EXERCISE REQUIREMENTS: Reproduce nothing but the lines from the start of the material through the line that includes "(503,10)--(503,724) (698,10)--(698,724);", both ends included, and omit every picture.
- - - - -
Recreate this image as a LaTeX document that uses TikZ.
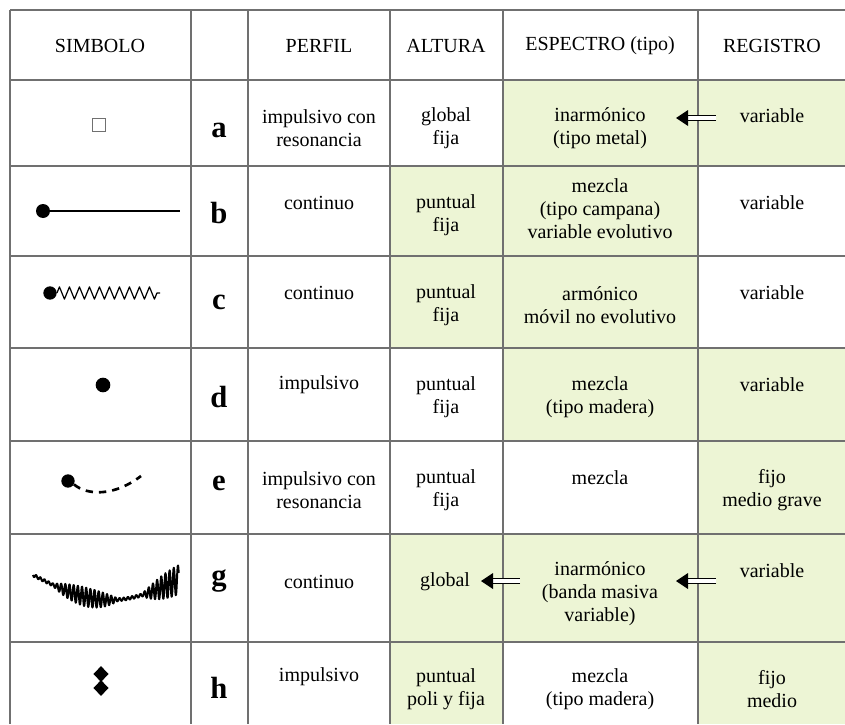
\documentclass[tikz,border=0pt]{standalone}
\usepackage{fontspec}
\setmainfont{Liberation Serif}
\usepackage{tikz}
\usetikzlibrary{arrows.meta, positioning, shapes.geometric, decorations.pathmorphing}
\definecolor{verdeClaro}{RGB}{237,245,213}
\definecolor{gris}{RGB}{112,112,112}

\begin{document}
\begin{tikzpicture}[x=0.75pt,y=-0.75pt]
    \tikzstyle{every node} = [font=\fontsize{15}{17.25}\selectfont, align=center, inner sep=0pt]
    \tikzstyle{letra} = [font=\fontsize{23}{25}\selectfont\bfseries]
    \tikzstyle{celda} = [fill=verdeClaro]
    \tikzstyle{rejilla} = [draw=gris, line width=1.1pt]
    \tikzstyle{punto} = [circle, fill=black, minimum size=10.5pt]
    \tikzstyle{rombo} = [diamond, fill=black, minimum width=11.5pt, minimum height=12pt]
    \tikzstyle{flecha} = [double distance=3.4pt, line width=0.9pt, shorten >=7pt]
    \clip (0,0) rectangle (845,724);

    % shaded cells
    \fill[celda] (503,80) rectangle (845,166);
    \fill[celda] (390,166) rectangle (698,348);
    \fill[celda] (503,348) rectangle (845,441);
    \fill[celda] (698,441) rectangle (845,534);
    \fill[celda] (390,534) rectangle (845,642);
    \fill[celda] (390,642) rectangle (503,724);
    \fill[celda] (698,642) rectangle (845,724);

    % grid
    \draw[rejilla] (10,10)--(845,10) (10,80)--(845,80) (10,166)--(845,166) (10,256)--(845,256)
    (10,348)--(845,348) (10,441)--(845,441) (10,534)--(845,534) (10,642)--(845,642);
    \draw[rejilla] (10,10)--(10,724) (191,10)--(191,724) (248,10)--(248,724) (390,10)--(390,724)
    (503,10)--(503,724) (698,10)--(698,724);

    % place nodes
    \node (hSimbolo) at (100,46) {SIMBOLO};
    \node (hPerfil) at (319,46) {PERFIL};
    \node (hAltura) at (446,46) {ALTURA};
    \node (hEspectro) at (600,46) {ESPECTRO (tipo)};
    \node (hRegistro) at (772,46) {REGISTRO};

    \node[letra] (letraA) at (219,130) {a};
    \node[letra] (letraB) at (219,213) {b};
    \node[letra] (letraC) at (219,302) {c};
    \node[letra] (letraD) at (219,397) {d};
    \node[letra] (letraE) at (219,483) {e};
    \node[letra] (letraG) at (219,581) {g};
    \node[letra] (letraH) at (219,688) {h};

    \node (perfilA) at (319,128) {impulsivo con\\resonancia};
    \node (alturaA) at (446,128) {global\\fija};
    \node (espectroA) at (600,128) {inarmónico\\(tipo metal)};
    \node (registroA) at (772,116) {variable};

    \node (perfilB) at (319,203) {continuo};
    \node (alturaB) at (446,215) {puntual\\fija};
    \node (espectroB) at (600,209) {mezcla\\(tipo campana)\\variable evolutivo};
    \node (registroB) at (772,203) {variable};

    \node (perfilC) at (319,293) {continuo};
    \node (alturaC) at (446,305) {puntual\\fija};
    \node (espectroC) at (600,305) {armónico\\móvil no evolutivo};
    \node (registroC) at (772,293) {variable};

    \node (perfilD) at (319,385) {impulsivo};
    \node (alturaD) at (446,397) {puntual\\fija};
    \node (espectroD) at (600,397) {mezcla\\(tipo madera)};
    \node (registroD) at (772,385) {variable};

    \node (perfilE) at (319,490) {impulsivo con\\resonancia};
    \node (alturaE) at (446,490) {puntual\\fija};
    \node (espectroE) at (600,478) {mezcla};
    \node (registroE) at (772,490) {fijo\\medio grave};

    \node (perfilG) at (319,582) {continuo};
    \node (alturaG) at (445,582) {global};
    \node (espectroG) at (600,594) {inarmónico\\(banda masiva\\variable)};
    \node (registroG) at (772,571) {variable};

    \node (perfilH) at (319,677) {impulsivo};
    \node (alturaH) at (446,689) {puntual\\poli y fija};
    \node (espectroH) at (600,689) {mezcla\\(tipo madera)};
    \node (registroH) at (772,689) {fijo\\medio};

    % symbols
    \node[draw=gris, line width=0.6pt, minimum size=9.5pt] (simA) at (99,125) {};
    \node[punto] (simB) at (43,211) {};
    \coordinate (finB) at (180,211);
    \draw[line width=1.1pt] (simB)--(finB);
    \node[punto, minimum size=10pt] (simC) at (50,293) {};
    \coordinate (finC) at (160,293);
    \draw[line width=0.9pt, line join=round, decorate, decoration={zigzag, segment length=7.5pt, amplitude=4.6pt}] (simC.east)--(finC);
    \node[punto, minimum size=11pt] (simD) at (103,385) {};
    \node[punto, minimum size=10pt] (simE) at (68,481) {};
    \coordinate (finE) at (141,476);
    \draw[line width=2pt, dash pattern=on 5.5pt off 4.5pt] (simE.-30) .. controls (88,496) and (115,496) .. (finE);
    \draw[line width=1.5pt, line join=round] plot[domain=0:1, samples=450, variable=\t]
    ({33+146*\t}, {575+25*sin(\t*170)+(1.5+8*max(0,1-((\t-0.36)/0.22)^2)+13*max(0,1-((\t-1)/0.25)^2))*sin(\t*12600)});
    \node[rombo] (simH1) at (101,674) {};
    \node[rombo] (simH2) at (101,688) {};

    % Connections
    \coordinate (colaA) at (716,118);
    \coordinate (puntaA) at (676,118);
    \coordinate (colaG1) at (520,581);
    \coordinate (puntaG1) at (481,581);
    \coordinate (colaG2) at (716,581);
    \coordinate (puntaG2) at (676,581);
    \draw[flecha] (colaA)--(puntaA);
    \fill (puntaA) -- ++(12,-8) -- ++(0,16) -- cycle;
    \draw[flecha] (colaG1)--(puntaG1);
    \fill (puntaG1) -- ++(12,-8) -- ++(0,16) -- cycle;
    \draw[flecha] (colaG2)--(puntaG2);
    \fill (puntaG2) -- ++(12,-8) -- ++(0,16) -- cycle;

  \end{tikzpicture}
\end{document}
- - - - -
REPLY TO THE TASK:
Recreate this image as a LaTeX document that uses TikZ.
\documentclass[tikz,border=0pt]{standalone}
\usepackage{fontspec}
\setmainfont{Liberation Serif}
\usepackage{tikz}
\usetikzlibrary{arrows.meta, positioning, shapes.geometric, decorations.pathmorphing}
\definecolor{verdeClaro}{RGB}{237,245,213}
\definecolor{gris}{RGB}{112,112,112}

\begin{document}
\begin{tikzpicture}[x=0.75pt,y=-0.75pt]
    \tikzstyle{every node} = [font=\fontsize{15}{17.25}\selectfont, align=center, inner sep=0pt]
    \tikzstyle{letra} = [font=\fontsize{23}{25}\selectfont\bfseries]
    \tikzstyle{celda} = [fill=verdeClaro]
    \tikzstyle{rejilla} = [draw=gris, line width=1.1pt]
    \tikzstyle{punto} = [circle, fill=black, minimum size=10.5pt]
    \tikzstyle{rombo} = [diamond, fill=black, minimum width=11.5pt, minimum height=12pt]
    \tikzstyle{flecha} = [double distance=3.4pt, line width=0.9pt, shorten >=7pt]
    \clip (0,0) rectangle (845,724);

    % shaded cells
    \fill[celda] (503,80) rectangle (845,166);
    \fill[celda] (390,166) rectangle (698,348);
    \fill[celda] (503,348) rectangle (845,441);
    \fill[celda] (698,441) rectangle (845,534);
    \fill[celda] (390,534) rectangle (845,642);
    \fill[celda] (390,642) rectangle (503,724);
    \fill[celda] (698,642) rectangle (845,724);

    % grid
    \draw[rejilla] (10,10)--(845,10) (10,80)--(845,80) (10,166)--(845,166) (10,256)--(845,256)
    (10,348)--(845,348) (10,441)--(845,441) (10,534)--(845,534) (10,642)--(845,642);
    \draw[rejilla] (10,10)--(10,724) (191,10)--(191,724) (248,10)--(248,724) (390,10)--(390,724)
    (503,10)--(503,724) (698,10)--(698,724);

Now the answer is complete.